◆ Problem requirements: Print the lines from the one that contains "Convert this chart" to the one that contains "import * as", inclusive, exactly as they appear, and please drop any pictures.
## BEGIN Exercise input
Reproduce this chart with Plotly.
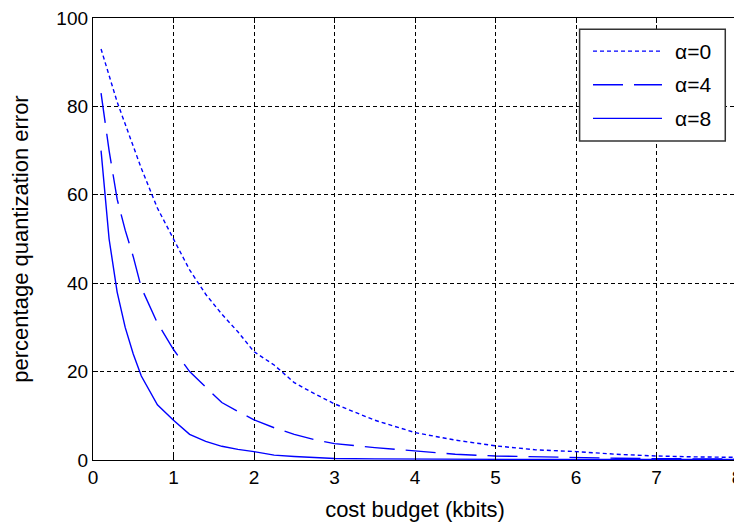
## END Exercise input
## BEGIN Exercise input
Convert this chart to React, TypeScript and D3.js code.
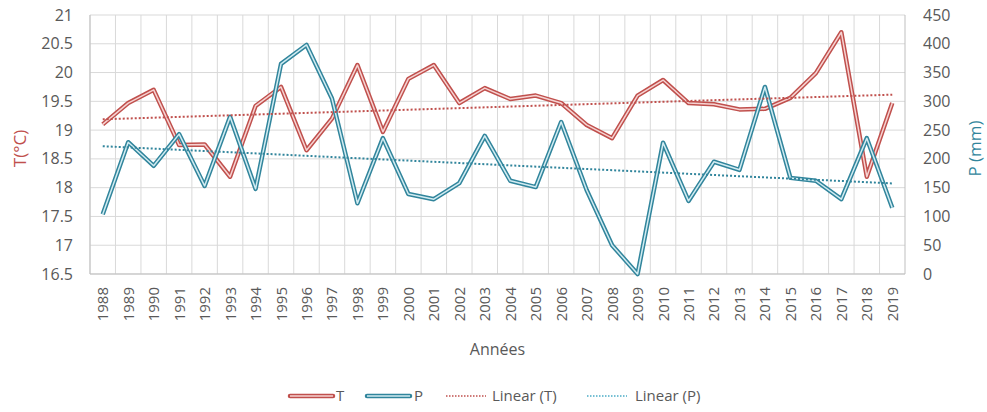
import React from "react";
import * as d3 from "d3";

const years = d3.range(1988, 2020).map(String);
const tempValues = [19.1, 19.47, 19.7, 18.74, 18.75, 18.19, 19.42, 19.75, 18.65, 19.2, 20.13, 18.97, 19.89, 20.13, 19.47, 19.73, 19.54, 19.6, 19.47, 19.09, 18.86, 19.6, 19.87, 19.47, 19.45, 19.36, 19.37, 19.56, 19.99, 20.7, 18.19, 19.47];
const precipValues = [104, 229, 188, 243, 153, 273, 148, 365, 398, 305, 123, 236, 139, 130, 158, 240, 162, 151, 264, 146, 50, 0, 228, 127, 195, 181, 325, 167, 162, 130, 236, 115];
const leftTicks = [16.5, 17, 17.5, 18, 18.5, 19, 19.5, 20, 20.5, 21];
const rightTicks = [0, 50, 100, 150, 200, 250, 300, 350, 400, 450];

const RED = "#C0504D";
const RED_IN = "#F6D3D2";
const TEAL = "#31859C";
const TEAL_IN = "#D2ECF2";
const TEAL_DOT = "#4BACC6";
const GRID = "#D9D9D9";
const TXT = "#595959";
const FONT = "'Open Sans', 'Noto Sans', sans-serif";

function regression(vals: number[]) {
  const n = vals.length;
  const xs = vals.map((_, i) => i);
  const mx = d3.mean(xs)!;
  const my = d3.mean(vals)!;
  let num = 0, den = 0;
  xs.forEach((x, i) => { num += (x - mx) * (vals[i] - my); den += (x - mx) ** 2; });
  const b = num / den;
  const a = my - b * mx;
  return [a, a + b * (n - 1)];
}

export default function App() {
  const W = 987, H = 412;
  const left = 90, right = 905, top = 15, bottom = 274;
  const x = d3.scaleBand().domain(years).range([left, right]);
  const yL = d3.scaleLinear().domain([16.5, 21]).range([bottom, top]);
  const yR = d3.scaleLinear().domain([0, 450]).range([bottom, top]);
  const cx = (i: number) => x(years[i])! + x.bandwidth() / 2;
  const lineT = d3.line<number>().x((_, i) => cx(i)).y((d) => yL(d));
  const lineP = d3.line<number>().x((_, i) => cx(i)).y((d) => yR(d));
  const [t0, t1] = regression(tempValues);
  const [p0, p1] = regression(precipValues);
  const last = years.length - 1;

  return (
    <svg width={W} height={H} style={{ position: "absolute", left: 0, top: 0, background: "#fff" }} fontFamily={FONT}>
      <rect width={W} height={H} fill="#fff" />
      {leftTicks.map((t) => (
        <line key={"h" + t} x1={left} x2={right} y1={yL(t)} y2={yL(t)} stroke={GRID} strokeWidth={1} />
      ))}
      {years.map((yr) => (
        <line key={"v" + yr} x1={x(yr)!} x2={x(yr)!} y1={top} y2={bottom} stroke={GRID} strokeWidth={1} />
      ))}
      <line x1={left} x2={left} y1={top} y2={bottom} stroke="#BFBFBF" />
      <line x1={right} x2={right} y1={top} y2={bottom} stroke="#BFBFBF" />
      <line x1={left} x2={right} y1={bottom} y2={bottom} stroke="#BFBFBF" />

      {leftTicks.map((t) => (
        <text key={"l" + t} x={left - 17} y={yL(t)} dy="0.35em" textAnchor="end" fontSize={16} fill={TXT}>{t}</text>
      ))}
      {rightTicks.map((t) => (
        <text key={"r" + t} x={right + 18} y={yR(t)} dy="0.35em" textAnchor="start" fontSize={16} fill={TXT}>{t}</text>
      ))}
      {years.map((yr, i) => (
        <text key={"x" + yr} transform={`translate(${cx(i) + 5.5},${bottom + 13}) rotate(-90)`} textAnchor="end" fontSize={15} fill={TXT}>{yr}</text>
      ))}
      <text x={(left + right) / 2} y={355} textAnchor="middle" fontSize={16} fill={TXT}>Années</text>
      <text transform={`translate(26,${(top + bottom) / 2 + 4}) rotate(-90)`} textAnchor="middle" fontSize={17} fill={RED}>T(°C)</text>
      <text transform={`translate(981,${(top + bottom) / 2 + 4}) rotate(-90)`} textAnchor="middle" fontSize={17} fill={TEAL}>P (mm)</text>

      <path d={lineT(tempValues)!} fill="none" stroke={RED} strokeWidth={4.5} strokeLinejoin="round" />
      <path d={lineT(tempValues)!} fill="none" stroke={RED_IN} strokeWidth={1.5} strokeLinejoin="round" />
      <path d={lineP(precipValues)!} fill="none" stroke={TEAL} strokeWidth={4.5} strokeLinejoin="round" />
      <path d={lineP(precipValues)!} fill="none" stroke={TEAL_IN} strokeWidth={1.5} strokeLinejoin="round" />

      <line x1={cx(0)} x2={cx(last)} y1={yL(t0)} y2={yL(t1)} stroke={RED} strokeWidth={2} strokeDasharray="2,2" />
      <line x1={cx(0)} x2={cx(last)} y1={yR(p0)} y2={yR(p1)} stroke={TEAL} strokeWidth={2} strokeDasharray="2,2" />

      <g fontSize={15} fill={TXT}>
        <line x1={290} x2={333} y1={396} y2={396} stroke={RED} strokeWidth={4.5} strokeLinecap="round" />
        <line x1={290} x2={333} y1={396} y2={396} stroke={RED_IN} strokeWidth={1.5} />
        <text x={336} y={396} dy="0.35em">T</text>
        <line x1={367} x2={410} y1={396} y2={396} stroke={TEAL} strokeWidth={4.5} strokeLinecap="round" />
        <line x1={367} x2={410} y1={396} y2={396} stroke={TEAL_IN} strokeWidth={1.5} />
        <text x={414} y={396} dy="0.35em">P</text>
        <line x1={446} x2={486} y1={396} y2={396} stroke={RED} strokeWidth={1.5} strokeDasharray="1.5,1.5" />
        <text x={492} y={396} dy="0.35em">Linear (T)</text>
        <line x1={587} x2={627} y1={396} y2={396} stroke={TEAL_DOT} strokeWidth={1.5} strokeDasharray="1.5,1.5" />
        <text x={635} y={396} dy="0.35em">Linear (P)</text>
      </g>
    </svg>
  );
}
## END Exercise input
◆ Full output:
Convert this chart to React, TypeScript and D3.js code.
import React from "react";
import * as d3 from "d3";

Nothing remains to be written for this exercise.